Time Warner Cable lost a bunch of customers in Q4 2013 — including 217,000 residential cable TV subscribers — and yet its revenues still climbed 1.6% to $US5.7 billion.
How did it manage this counterintuitive feat?
By charging its remaining subscribers more money.
Average monthly revenue per residential user (ARPU) grew 2.2% to $US106.03 a month, “the highest rate of growth since the first quarter of 2012,” TWC said. Revenues-per-user for those who only get cable for the internet increased 12.4% to $US46.21 a month.
This is the state of the cable TV business today: Cable TV — that thing everyone used to watch until the 1990s — is basically dying. Among to TWC’s 217,000 disappearing cable TV customers were a loss of 85,000 residential customers of all kinds, including broadband web customers. Total customer relationship including businesses declined 67,000 to 15 million.
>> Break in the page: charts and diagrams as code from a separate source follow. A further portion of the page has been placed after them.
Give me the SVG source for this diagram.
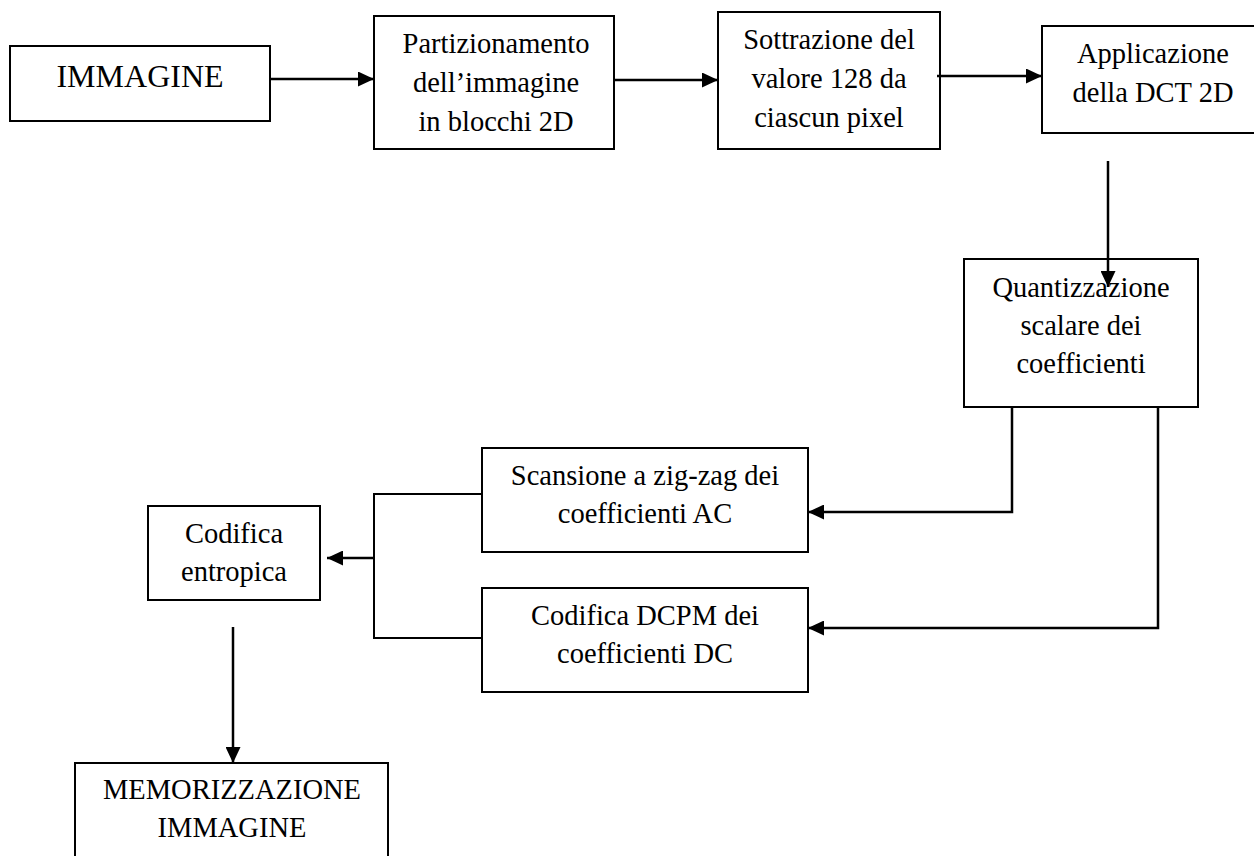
<svg xmlns="http://www.w3.org/2000/svg" width="1254" height="856" viewBox="0 0 1254 856">
  <style>
    .box { fill: #ffffff; stroke: #000000; stroke-width: 2; }
    .lbl { font-family: "Liberation Serif", "Times New Roman", serif; font-size: 28.5px; fill: #000000; text-anchor: middle; }
    .big { font-size: 32px; }
    .arrow { fill: none; stroke: #000000; stroke-width: 2.5; marker-end: url(#head); }
    .wire { fill: none; stroke: #000000; stroke-width: 2; }
  </style>
  <defs>
    <marker id="head" markerUnits="userSpaceOnUse" markerWidth="16" markerHeight="15" refX="16" refY="7.5" orient="auto">
      <path d="M0,0 L16,7.5 L0,15 Z" fill="#000000"/>
    </marker>
  </defs>
  <rect width="1254" height="856" fill="#ffffff"/>

  <g id="n-immagine">
    <rect class="box" x="10" y="46" width="260" height="75"/>
    <text class="lbl big" x="140" y="87">IMMAGINE</text>
  </g>

  <g id="n-partizionamento">
    <rect class="box" x="374" y="16" width="240" height="133"/>
    <text class="lbl" x="496" y="53">Partizionamento</text>
    <text class="lbl" x="496" y="92">dell’immagine</text>
    <text class="lbl" x="496" y="131">in blocchi 2D</text>
  </g>

  <g id="n-sottrazione">
    <rect class="box" x="718" y="12" width="222" height="137"/>
    <text class="lbl" x="829" y="49">Sottrazione del</text>
    <text class="lbl" x="829" y="88">valore 128 da</text>
    <text class="lbl" x="829" y="127">ciascun pixel</text>
  </g>

  <g id="n-dct">
    <rect class="box" x="1042" y="26" width="222" height="107"/>
    <text class="lbl" x="1153" y="63">Applicazione</text>
    <text class="lbl" x="1153" y="102">della DCT 2D</text>
  </g>

  <g id="n-quantizzazione">
    <rect class="box" x="964" y="259" width="234" height="148"/>
    <text class="lbl" x="1081" y="297">Quantizzazione</text>
    <text class="lbl" x="1081" y="335">scalare dei</text>
    <text class="lbl" x="1081" y="373">coefficienti</text>
  </g>

  <g id="n-zigzag">
    <rect class="box" x="482" y="448" width="326" height="104"/>
    <text class="lbl" x="645" y="485">Scansione a zig-zag dei</text>
    <text class="lbl" x="645" y="523">coefficienti AC</text>
  </g>

  <g id="n-dcpm">
    <rect class="box" x="482" y="588" width="326" height="104"/>
    <text class="lbl" x="645" y="625">Codifica DCPM dei</text>
    <text class="lbl" x="645" y="663">coefficienti DC</text>
  </g>

  <g id="n-entropica">
    <rect class="box" x="148" y="506" width="172" height="94"/>
    <text class="lbl" x="234" y="543">Codifica</text>
    <text class="lbl" x="234" y="581">entropica</text>
  </g>

  <g id="n-memorizzazione">
    <rect class="box" x="75" y="763" width="313" height="110"/>
    <text class="lbl" x="232" y="799">MEMORIZZAZIONE</text>
    <text class="lbl" x="232" y="837">IMMAGINE</text>
  </g>

  <g id="connectors">
    <line class="arrow" x1="270" y1="79" x2="374" y2="79"/>
    <line class="arrow" x1="614" y1="80" x2="718" y2="80"/>
    <line class="arrow" x1="937" y1="76" x2="1042" y2="76"/>
    <line class="arrow" x1="1108" y1="161" x2="1108" y2="287"/>
    <polyline class="arrow" points="1012,407 1012,512 808,512"/>
    <polyline class="arrow" points="1158,407 1158,628 808,628"/>
    <polyline class="wire" points="482,494 374,494 374,638 482,638"/>
    <line class="arrow" x1="374" y1="558" x2="327" y2="558"/>
    <line class="arrow" x1="233" y1="627" x2="233" y2="763"/>
  </g>
</svg>
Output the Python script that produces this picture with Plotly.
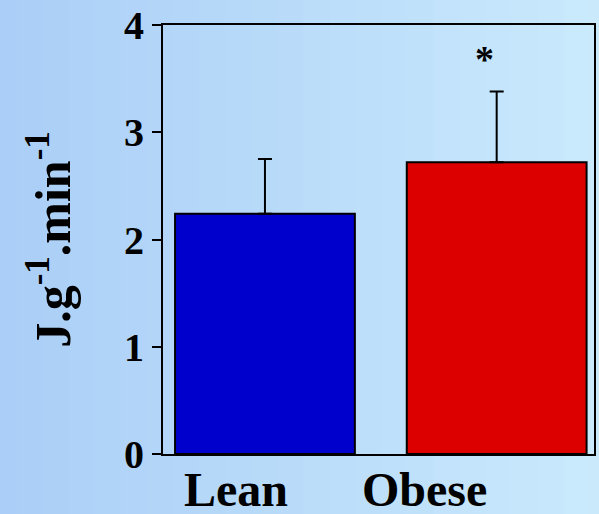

So the only way TWC can get more money is by charging its remaining customers more and more. Meanwhile, streaming video services like Netflix and Amazon Prime offer subscribers a cheaper monthly fee to access similar TV content.
Despite those headwinds, CEO Rob Marcus thinks 1 million new customers will appear in 2014, according to Bloomberg, and sales will grow 4 per cent to 5 per cent.